Myra Lee Jia Wen

Personal information
- Born: Singapore

Sport
- Country: Singapore
- Event(s): 3 m Springboard, 10 m Synchronised Platform

Medal record
Diving
Representing Singapore
Southeast Asian Games
| Silver medal – second place | 2015 Southeast Asian Games | 10 m synchro platform |
| Bronze medal – third place | 2013 Southeast Asian Games | 3 m synchro springboard |

= Myra Lee (diver) =

Singaporean diver

Myra Lee Jia Wen is a Singaporean diver.

In 2010, Myra participated in the 2010 Summer Youth Olympics in Singapore. She managed to overcome a back injury she suffered during the preliminary round of the Girls' 10m platform and competed in the finals. However, the injury affected her performance and she finished last.

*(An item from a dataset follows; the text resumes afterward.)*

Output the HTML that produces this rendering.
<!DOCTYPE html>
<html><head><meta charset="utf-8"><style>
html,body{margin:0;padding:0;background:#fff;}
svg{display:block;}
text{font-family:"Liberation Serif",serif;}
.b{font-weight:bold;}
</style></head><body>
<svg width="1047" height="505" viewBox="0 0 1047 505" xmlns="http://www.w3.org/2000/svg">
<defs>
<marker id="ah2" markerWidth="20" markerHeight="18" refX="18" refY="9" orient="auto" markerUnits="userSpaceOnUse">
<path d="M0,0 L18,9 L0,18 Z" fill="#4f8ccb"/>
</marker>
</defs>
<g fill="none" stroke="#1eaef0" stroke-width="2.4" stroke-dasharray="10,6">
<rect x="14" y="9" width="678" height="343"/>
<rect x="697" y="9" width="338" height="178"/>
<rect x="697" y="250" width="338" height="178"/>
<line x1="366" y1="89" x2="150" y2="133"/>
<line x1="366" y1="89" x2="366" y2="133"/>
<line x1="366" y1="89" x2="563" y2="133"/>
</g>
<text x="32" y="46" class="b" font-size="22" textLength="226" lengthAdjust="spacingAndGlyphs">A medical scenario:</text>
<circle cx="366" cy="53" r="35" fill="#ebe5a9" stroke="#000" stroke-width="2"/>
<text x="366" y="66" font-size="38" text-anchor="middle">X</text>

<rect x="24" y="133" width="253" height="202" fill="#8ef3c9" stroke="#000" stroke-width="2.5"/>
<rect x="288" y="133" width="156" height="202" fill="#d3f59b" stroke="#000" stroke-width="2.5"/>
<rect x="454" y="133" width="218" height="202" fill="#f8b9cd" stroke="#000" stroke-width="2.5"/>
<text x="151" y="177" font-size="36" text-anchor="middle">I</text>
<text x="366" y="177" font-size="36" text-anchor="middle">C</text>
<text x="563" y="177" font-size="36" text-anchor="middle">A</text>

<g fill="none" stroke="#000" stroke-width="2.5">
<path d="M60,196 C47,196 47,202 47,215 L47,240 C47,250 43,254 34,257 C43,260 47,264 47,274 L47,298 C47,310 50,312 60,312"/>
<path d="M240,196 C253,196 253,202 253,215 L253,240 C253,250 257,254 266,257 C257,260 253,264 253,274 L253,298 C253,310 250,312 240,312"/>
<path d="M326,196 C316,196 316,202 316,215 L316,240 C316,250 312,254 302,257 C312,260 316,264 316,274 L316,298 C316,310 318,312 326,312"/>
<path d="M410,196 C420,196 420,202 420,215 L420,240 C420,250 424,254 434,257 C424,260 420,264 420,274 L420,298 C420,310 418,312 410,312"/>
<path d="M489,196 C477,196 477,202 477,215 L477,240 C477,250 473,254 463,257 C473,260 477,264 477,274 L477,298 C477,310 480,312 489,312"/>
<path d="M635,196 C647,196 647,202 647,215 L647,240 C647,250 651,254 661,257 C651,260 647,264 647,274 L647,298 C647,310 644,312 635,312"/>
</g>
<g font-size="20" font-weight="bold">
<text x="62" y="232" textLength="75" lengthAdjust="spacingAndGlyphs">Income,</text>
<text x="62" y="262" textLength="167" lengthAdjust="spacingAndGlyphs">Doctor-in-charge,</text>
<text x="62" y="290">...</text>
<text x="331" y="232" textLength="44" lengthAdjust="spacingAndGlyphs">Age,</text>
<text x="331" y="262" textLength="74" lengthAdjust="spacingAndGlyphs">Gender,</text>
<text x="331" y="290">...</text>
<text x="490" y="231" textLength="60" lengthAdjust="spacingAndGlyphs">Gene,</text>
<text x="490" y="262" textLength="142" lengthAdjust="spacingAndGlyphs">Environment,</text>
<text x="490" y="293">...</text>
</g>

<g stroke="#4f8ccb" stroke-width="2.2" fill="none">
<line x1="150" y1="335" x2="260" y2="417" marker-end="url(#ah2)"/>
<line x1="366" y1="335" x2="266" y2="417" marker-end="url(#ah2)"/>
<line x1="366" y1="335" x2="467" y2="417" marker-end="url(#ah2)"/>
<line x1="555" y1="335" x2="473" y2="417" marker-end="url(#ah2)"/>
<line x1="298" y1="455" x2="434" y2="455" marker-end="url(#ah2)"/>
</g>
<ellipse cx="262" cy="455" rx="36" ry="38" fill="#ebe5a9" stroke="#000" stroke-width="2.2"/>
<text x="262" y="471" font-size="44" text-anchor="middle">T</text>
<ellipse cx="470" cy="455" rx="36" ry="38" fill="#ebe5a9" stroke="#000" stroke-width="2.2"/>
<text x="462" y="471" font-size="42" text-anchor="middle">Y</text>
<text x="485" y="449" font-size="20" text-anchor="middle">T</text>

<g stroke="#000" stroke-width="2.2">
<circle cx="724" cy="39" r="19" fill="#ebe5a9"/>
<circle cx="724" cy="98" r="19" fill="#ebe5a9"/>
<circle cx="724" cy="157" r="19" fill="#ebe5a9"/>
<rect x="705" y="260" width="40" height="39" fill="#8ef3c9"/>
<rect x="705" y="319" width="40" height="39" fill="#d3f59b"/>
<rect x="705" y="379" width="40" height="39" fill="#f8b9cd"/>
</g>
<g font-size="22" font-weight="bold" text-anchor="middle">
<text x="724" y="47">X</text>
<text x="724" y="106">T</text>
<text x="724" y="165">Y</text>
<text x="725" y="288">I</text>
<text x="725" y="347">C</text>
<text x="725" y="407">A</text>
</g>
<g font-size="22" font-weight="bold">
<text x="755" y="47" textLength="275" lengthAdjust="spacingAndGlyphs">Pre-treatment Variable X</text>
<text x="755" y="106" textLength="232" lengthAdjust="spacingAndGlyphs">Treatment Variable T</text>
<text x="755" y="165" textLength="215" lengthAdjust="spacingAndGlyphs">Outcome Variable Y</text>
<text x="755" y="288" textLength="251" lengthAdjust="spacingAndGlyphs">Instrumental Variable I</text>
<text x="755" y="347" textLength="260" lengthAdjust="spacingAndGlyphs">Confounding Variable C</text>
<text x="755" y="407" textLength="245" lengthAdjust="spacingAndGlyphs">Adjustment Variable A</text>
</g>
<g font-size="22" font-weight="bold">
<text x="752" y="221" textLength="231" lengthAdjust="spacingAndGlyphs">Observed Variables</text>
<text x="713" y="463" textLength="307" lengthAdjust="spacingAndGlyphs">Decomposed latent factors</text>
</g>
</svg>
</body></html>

In 2013, Myra took part in the 2013 Southeast Asian Games along with her partner Fong Kay Yian in the Women's synchronized 3 m springboard event in which the duo won the bronze medal.

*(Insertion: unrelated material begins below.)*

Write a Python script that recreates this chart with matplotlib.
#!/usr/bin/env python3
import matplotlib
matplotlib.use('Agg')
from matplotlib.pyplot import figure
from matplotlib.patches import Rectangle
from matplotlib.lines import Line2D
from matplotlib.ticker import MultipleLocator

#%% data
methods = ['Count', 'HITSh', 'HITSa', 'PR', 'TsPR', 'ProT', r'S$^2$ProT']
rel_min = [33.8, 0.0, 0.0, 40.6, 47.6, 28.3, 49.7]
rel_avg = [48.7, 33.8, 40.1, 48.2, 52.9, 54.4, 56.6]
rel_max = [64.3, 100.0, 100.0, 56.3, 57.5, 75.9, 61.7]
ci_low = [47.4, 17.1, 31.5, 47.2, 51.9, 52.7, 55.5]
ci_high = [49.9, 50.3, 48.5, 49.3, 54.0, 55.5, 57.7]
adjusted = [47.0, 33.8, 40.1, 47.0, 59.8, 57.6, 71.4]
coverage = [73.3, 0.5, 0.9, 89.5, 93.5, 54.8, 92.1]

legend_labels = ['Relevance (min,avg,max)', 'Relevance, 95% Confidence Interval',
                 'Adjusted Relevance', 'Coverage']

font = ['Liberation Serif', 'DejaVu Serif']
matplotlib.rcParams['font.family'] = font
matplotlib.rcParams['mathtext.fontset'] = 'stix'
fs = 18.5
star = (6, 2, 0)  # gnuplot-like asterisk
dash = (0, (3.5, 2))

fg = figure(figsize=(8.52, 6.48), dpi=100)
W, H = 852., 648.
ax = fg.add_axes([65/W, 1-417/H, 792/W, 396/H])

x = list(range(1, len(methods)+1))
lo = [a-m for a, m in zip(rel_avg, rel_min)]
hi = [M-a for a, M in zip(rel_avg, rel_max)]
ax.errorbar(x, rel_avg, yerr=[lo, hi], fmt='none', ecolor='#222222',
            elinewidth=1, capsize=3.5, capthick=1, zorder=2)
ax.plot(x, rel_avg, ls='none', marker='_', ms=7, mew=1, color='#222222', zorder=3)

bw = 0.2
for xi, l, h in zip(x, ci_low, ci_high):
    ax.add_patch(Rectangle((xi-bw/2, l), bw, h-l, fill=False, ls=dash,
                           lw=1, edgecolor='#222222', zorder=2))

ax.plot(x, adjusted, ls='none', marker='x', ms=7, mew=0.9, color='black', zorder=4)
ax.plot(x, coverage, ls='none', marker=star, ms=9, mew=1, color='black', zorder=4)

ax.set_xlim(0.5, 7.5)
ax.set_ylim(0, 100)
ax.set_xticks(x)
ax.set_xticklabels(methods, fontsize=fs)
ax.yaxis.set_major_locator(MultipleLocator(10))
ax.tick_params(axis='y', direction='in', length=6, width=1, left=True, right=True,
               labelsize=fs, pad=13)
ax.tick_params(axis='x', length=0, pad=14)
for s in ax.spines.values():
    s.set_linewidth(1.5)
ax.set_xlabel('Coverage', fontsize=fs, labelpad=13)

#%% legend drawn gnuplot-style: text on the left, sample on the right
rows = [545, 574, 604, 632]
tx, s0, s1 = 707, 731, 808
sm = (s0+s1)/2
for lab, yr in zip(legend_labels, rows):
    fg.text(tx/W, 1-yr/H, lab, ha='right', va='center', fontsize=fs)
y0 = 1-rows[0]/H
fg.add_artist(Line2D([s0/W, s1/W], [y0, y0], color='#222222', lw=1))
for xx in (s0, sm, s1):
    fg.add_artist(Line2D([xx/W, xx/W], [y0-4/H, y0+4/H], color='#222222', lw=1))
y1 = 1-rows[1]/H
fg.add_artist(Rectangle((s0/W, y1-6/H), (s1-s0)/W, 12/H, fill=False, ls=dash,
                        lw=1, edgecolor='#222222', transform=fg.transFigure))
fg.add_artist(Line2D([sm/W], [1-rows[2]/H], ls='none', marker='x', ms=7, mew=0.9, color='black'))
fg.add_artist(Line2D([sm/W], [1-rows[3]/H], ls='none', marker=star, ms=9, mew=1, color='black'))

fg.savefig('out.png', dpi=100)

A year later, she competed in the 2014 Asian Games Women's 1 metre springboard and Women's 3 metre springboard. She also took part in the Women's synchronized 3 metre springboard with Fong Kay Yian.

At the 2015 Southeast Asian Games, she won a silver medal in the Women's synchronized 10 m platform event with her partner Freida Lim Shen-Yan.